_PROBLEM REQUIREMENTS_
Your task is to reproduce, verbatim and without pictures, the lines from the opening of the listing through the line containing "const zip = (xs, ys)".
+ + + + + + +
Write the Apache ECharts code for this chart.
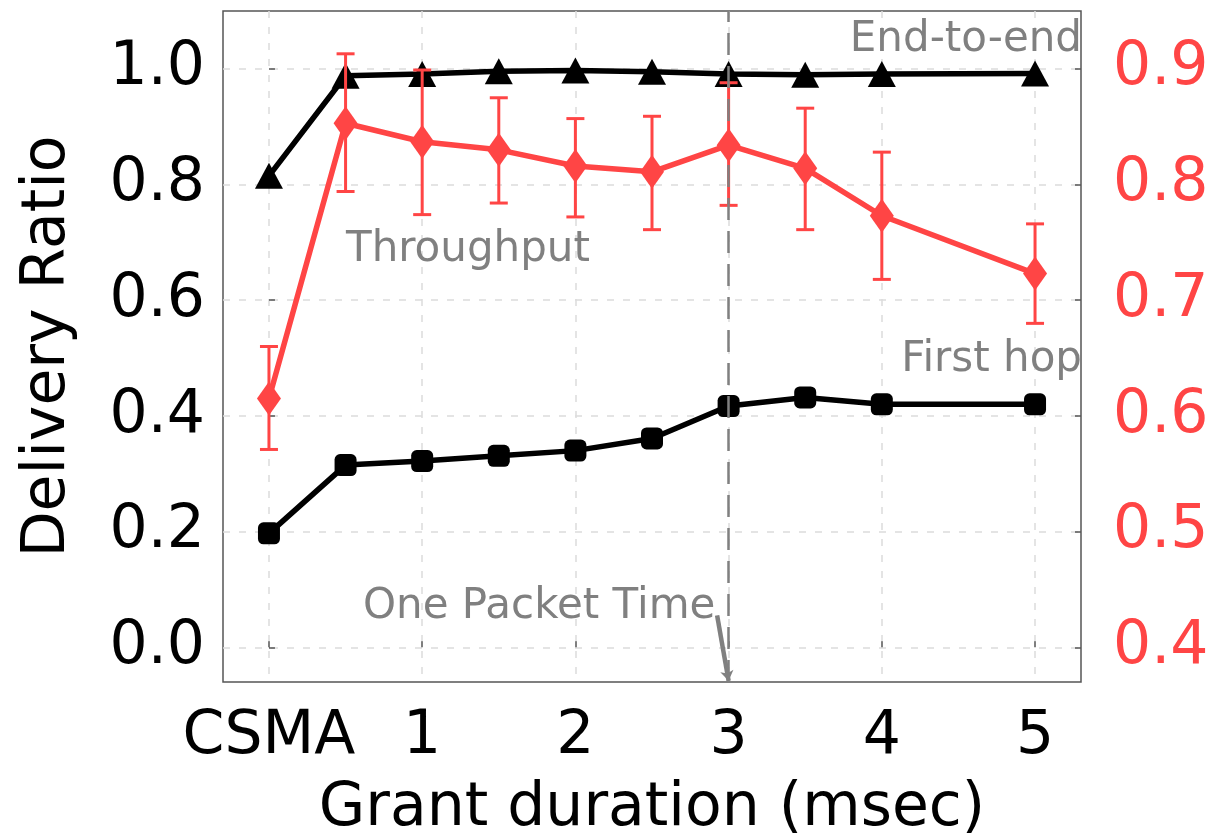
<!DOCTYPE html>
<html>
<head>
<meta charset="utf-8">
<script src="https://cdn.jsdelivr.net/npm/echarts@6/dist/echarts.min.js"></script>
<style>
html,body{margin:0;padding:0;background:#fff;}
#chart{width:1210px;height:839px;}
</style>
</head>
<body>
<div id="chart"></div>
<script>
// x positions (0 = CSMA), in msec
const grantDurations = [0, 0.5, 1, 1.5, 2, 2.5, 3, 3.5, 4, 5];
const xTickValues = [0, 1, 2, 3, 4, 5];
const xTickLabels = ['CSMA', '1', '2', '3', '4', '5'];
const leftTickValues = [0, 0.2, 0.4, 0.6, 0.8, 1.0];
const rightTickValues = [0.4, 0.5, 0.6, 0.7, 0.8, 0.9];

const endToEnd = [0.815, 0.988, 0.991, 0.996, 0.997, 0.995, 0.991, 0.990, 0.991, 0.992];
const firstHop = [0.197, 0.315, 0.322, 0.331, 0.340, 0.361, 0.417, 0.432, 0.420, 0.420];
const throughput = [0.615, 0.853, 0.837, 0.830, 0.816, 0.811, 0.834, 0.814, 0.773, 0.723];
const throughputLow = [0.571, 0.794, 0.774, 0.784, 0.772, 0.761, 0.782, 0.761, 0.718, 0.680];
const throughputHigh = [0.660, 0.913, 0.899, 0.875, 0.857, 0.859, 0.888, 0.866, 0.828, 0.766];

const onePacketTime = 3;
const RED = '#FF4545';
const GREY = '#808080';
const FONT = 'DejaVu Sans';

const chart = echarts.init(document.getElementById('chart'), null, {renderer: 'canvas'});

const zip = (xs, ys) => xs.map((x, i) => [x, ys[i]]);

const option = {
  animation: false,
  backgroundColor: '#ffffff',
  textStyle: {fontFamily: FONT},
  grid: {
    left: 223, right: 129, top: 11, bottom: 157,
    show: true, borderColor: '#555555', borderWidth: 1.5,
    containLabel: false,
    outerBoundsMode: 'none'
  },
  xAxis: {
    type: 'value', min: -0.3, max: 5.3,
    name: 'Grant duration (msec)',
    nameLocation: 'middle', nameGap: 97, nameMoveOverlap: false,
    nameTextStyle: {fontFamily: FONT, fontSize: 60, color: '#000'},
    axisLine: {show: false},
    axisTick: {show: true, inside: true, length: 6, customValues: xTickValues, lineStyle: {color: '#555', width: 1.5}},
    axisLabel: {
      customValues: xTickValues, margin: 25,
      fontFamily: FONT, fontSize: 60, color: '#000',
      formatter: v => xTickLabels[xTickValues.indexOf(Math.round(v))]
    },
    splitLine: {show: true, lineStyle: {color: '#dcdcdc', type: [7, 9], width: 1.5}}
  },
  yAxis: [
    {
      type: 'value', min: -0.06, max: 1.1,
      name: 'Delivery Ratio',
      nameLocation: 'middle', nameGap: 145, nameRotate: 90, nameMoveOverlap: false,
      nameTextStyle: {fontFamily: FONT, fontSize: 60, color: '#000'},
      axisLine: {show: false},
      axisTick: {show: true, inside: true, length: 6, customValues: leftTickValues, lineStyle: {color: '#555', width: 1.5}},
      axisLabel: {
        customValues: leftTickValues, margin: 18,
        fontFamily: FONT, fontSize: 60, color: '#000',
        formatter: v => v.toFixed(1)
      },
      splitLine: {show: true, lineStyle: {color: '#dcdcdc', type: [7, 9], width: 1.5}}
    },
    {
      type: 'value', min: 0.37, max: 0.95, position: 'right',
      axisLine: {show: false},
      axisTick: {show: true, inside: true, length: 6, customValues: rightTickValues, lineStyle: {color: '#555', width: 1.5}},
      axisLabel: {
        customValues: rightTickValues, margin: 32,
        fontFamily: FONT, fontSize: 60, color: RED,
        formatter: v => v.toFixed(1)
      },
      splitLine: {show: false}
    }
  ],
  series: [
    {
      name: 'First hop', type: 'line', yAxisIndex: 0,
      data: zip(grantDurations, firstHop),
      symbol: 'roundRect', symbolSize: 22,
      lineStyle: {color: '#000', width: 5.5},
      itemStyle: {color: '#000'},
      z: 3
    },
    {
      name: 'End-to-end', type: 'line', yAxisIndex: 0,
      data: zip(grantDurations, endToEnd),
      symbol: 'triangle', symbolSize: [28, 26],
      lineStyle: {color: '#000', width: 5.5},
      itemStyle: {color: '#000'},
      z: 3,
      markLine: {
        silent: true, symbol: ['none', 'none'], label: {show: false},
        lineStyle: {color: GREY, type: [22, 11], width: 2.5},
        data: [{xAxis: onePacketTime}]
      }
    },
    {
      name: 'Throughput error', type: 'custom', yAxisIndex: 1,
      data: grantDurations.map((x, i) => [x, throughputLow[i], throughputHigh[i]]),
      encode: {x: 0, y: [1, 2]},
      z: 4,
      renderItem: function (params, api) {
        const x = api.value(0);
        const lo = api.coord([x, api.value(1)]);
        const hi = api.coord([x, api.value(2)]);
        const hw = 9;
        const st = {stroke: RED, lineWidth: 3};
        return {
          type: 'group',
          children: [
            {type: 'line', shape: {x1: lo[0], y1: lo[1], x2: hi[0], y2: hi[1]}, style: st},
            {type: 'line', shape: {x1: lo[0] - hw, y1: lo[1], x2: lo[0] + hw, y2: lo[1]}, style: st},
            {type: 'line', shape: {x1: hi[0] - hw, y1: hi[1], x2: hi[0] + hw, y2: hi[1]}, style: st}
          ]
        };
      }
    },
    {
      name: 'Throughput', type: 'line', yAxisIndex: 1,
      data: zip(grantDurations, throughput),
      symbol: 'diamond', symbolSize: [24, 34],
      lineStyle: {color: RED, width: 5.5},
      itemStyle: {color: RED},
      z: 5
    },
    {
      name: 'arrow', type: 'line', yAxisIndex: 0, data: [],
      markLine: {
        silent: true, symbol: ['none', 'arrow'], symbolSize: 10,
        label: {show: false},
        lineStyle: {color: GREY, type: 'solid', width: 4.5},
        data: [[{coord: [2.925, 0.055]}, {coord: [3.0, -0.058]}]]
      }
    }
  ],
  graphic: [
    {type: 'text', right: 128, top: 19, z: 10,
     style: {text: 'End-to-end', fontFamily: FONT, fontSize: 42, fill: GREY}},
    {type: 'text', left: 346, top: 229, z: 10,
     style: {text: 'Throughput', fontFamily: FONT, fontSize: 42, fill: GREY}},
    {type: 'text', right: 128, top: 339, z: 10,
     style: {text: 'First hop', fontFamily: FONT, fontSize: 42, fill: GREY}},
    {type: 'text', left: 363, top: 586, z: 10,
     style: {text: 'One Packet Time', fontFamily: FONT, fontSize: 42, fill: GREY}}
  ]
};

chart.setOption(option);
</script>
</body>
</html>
+ + + + + + +
_EXERCISE OUTPUT_
Write the Apache ECharts code for this chart.
<!DOCTYPE html>
<html>
<head>
<meta charset="utf-8">
<script src="https://cdn.jsdelivr.net/npm/echarts@6/dist/echarts.min.js"></script>
<style>
html,body{margin:0;padding:0;background:#fff;}
#chart{width:1210px;height:839px;}
</style>
</head>
<body>
<div id="chart"></div>
<script>
// x positions (0 = CSMA), in msec
const grantDurations = [0, 0.5, 1, 1.5, 2, 2.5, 3, 3.5, 4, 5];
const xTickValues = [0, 1, 2, 3, 4, 5];
const xTickLabels = ['CSMA', '1', '2', '3', '4', '5'];
const leftTickValues = [0, 0.2, 0.4, 0.6, 0.8, 1.0];
const rightTickValues = [0.4, 0.5, 0.6, 0.7, 0.8, 0.9];

const endToEnd = [0.815, 0.988, 0.991, 0.996, 0.997, 0.995, 0.991, 0.990, 0.991, 0.992];
const firstHop = [0.197, 0.315, 0.322, 0.331, 0.340, 0.361, 0.417, 0.432, 0.420, 0.420];
const throughput = [0.615, 0.853, 0.837, 0.830, 0.816, 0.811, 0.834, 0.814, 0.773, 0.723];
const throughputLow = [0.571, 0.794, 0.774, 0.784, 0.772, 0.761, 0.782, 0.761, 0.718, 0.680];
const throughputHigh = [0.660, 0.913, 0.899, 0.875, 0.857, 0.859, 0.888, 0.866, 0.828, 0.766];

const onePacketTime = 3;
const RED = '#FF4545';
const GREY = '#808080';
const FONT = 'DejaVu Sans';

const chart = echarts.init(document.getElementById('chart'), null, {renderer: 'canvas'});

const zip = (xs, ys) => xs.map((x, i) => [x, ys[i]]);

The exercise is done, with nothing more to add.